Home

Hoge Raad, 17-01-2020, ECLI:NL:HR:2020:55, 19/03699

Hoge Raad, 17-01-2020, ECLI:NL:HR:2020:55, 19/03699

Gegevens

Instantie
Hoge Raad
Datum uitspraak
17 januari 2020
Datum publicatie
17 januari 2020
ECLI
ECLI:NL:HR:2020:55
Formele relaties
Zaaknummer
19/03699

Inhoudsindicatie

HR: 81.1 RO.

Uitspraak

HOGE RAAD DER NEDERLANDEN

BELASTINGKAMER

Nummer 19/03699

Datum 17 januari 2020

ARREST

in de zaak van

[X] B.V. te [Z] (hierna: belanghebbende)

tegen

het COLLEGE VAN BURGEMEESTER EN WETHOUDERS VAN DE GEMEENTE WATERLAND

op het beroep in cassatie tegen de uitspraak van het Gerechtshof Amsterdam van 27 juni 2019, nrs. 17/00426 en 17/00427, op het hoger beroep van belanghebbende tegen een uitspraak van de Rechtbank Noord-Holland (nrs. HAA 16/3979 en HAA 16/3980) betreffende de aan belanghebbende voor de jaren 2014 en 2015 opgelegde aanslagen in de dagtoeristenbelasting.

1 Geding in cassatie

Belanghebbende heeft tegen de uitspraak van het Hof beroep in cassatie ingesteld en daarbij een aantal klachten aangevoerd.

Het college van burgemeester en wethouders van de gemeente Waterland heeft een verweerschrift ingediend.

Belanghebbende heeft een conclusie van repliek ingediend.

Het college van burgemeester en wethouders van de gemeente Waterland heeft een conclusie van dupliek ingediend.

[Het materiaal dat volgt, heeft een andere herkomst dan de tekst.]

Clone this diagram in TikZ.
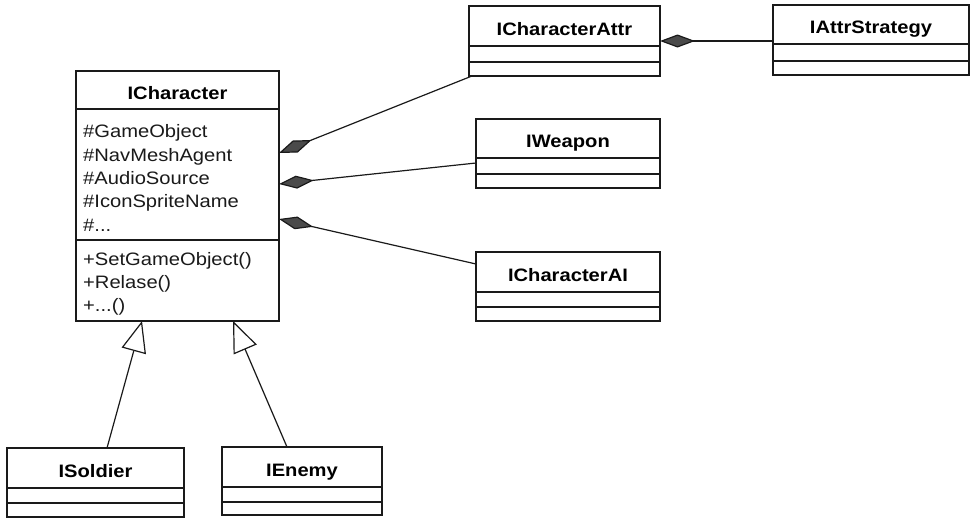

2 Beoordeling van de klachten

De klachten kunnen niet tot cassatie leiden. Dit behoeft, gezien artikel 81, lid 1, van de Wet op de rechterlijke organisatie, geen nadere motivering, nu de klachten niet nopen tot beantwoording van rechtsvragen in het belang van de rechtseenheid of de rechtsontwikkeling.

3 Proceskosten

De Hoge Raad ziet geen aanleiding voor een veroordeling in de proceskosten.